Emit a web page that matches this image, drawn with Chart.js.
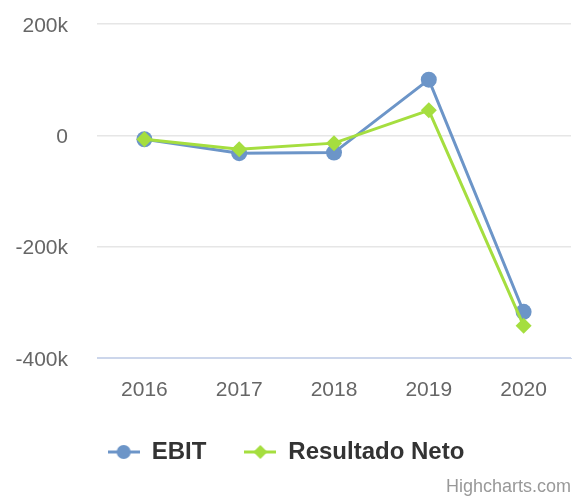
<!DOCTYPE html>
<html>
<head>
<meta charset="utf-8">
<script src="https://cdn.jsdelivr.net/npm/chart.js@4.4.1/dist/chart.umd.min.js"></script>
<style>
  html, body { margin: 0; padding: 0; background: #fff; }
  #wrap { position: relative; width: 579px; height: 497px; }
  #credits { position: absolute; right: 8px; bottom: 0px; font: 18px "Liberation Sans", Arial, sans-serif; color: #999; }
</style>
</head>
<body>
<div id="wrap">
  <canvas id="chart" width="579" height="497"></canvas>
  <div id="credits">Highcharts.com</div>
</div>
<script>
// values
var years = ["2016", "2017", "2018", "2019", "2020"];
var ebit = [-7000, -32000, -31000, 100000, -317000];
var resultadoNeto = [-7000, -25000, -14000, 45000, -342000];
var yTicks = [-400000, -200000, 0, 200000];

var blue = "#6c95c8";
var green = "#a5de3f";

// little legend symbol: a line with the marker on it
function legendSymbol(color, shape) {
  var c = document.createElement("canvas");
  c.width = 32; c.height = 16;
  var g = c.getContext("2d");
  g.strokeStyle = color;
  g.lineWidth = 3;
  g.beginPath(); g.moveTo(0, 8); g.lineTo(32, 8); g.stroke();
  g.fillStyle = color;
  g.beginPath();
  if (shape == "circle") {
    g.arc(16, 8, 7, 0, Math.PI * 2);
  } else {
    g.moveTo(16, 1); g.lineTo(23, 8); g.lineTo(16, 15); g.lineTo(9, 8); g.closePath();
  }
  g.fill();
  return c;
}

var canvas = document.getElementById("chart");
new Chart(canvas, {
  type: "line",
  data: {
    labels: years,
    datasets: [
      {
        label: "EBIT",
        data: ebit,
        order: 1,
        borderColor: blue,
        backgroundColor: blue,
        borderWidth: 3,
        pointStyle: "circle",
        pointRadius: 8,
        pointBorderWidth: 0,
        legendSymbol: legendSymbol(blue, "circle")
      },
      {
        label: "Resultado Neto",
        data: resultadoNeto,
        order: 0,
        borderColor: green,
        backgroundColor: green,
        borderWidth: 3,
        pointStyle: "rectRot",
        pointRadius: 8,
        pointBorderWidth: 0,
        legendSymbol: legendSymbol(green, "diamond")
      }
    ]
  },
  options: {
    responsive: false,
    animation: false,
    layout: { padding: { left: 0, right: 7, top: 24, bottom: 33 } },
    scales: {
      x: {
        offset: true,
        grid: { display: false },
        border: { color: "#ccd6eb", width: 1 },
        afterFit: function(axis) { axis.height = 44; },
        ticks: {
          color: "#666",
          padding: 12,
          maxRotation: 0,
          font: { family: "Liberation Sans", size: 21 }
        }
      },
      y: {
        min: -400000,
        max: 200000,
        afterBuildTicks: function(axis) {
          axis.ticks = yTicks.map(function(v) { return { value: v }; });
        },
        afterFit: function(axis) { axis.width = 97; },
        grid: {
          color: function(ctx) { return ctx.tick && ctx.tick.value == -400000 ? "#ccd6eb" : "#e6e6e6"; },
          lineWidth: 1.5,
          drawTicks: true,
          tickLength: 29,
          tickColor: "rgba(0,0,0,0)"
        },
        border: { display: false },
        ticks: {
          color: "#666",
          padding: 0,
          labelOffset: 2,
          font: { family: "Liberation Sans", size: 21 },
          callback: function(v) { return v == 0 ? "0" : (v / 1000) + "k"; }
        }
      }
    },
    plugins: {
      tooltip: { enabled: false },
      legend: {
        position: "bottom",
        maxHeight: 62,
        labels: {
          usePointStyle: true,
          pointStyleWidth: 32,
          padding: 38,
          color: "#333",
          font: { family: "Liberation Sans", size: 24, weight: "bold" },
          generateLabels: function(chart) {
            return chart.data.datasets.map(function(ds, i) {
              return {
                text: ds.label,
                pointStyle: ds.legendSymbol,
                fillStyle: ds.borderColor,
                strokeStyle: ds.borderColor,
                fontColor: "#333",
                lineWidth: 0,
                datasetIndex: i,
                hidden: false
              };
            });
          }
        }
      }
    }
  }
});
</script>
</body>
</html>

-*-

→ Aim: Make an exact copy of the whole listing, but don't bring over any pictures.

→ Task answer:
Emit a web page that matches this image, drawn with Chart.js.
<!DOCTYPE html>
<html>
<head>
<meta charset="utf-8">
<script src="https://cdn.jsdelivr.net/npm/chart.js@4.4.1/dist/chart.umd.min.js"></script>
<style>
  html, body { margin: 0; padding: 0; background: #fff; }
  #wrap { position: relative; width: 579px; height: 497px; }
  #credits { position: absolute; right: 8px; bottom: 0px; font: 18px "Liberation Sans", Arial, sans-serif; color: #999; }
</style>
</head>
<body>
<div id="wrap">
  <canvas id="chart" width="579" height="497"></canvas>
  <div id="credits">Highcharts.com</div>
</div>
<script>
// values
var years = ["2016", "2017", "2018", "2019", "2020"];
var ebit = [-7000, -32000, -31000, 100000, -317000];
var resultadoNeto = [-7000, -25000, -14000, 45000, -342000];
var yTicks = [-400000, -200000, 0, 200000];

var blue = "#6c95c8";
var green = "#a5de3f";

// little legend symbol: a line with the marker on it
function legendSymbol(color, shape) {
  var c = document.createElement("canvas");
  c.width = 32; c.height = 16;
  var g = c.getContext("2d");
  g.strokeStyle = color;
  g.lineWidth = 3;
  g.beginPath(); g.moveTo(0, 8); g.lineTo(32, 8); g.stroke();
  g.fillStyle = color;
  g.beginPath();
  if (shape == "circle") {
    g.arc(16, 8, 7, 0, Math.PI * 2);
  } else {
    g.moveTo(16, 1); g.lineTo(23, 8); g.lineTo(16, 15); g.lineTo(9, 8); g.closePath();
  }
  g.fill();
  return c;
}

var canvas = document.getElementById("chart");
new Chart(canvas, {
  type: "line",
  data: {
    labels: years,
    datasets: [
      {
        label: "EBIT",
        data: ebit,
        order: 1,
        borderColor: blue,
        backgroundColor: blue,
        borderWidth: 3,
        pointStyle: "circle",
        pointRadius: 8,
        pointBorderWidth: 0,
        legendSymbol: legendSymbol(blue, "circle")
      },
      {
        label: "Resultado Neto",
        data: resultadoNeto,
        order: 0,
        borderColor: green,
        backgroundColor: green,
        borderWidth: 3,
        pointStyle: "rectRot",
        pointRadius: 8,
        pointBorderWidth: 0,
        legendSymbol: legendSymbol(green, "diamond")
      }
    ]
  },
  options: {
    responsive: false,
    animation: false,
    layout: { padding: { left: 0, right: 7, top: 24, bottom: 33 } },
    scales: {
      x: {
        offset: true,
        grid: { display: false },
        border: { color: "#ccd6eb", width: 1 },
        afterFit: function(axis) { axis.height = 44; },
        ticks: {
          color: "#666",
          padding: 12,
          maxRotation: 0,
          font: { family: "Liberation Sans", size: 21 }
        }
      },
      y: {
        min: -400000,
        max: 200000,
        afterBuildTicks: function(axis) {
          axis.ticks = yTicks.map(function(v) { return { value: v }; });
        },
        afterFit: function(axis) { axis.width = 97; },
        grid: {
          color: function(ctx) { return ctx.tick && ctx.tick.value == -400000 ? "#ccd6eb" : "#e6e6e6"; },
          lineWidth: 1.5,
          drawTicks: true,
          tickLength: 29,
          tickColor: "rgba(0,0,0,0)"
        },
        border: { display: false },
        ticks: {
          color: "#666",
          padding: 0,
          labelOffset: 2,
          font: { family: "Liberation Sans", size: 21 },
          callback: function(v) { return v == 0 ? "0" : (v / 1000) + "k"; }
        }
      }
    },
    plugins: {
      tooltip: { enabled: false },
      legend: {
        position: "bottom",
        maxHeight: 62,
        labels: {
          usePointStyle: true,
          pointStyleWidth: 32,
          padding: 38,
          color: "#333",
          font: { family: "Liberation Sans", size: 24, weight: "bold" },
          generateLabels: function(chart) {
            return chart.data.datasets.map(function(ds, i) {
              return {
                text: ds.label,
                pointStyle: ds.legendSymbol,
                fillStyle: ds.borderColor,
                strokeStyle: ds.borderColor,
                fontColor: "#333",
                lineWidth: 0,
                datasetIndex: i,
                hidden: false
              };
            });
          }
        }
      }
    }
  }
});
</script>
</body>
</html>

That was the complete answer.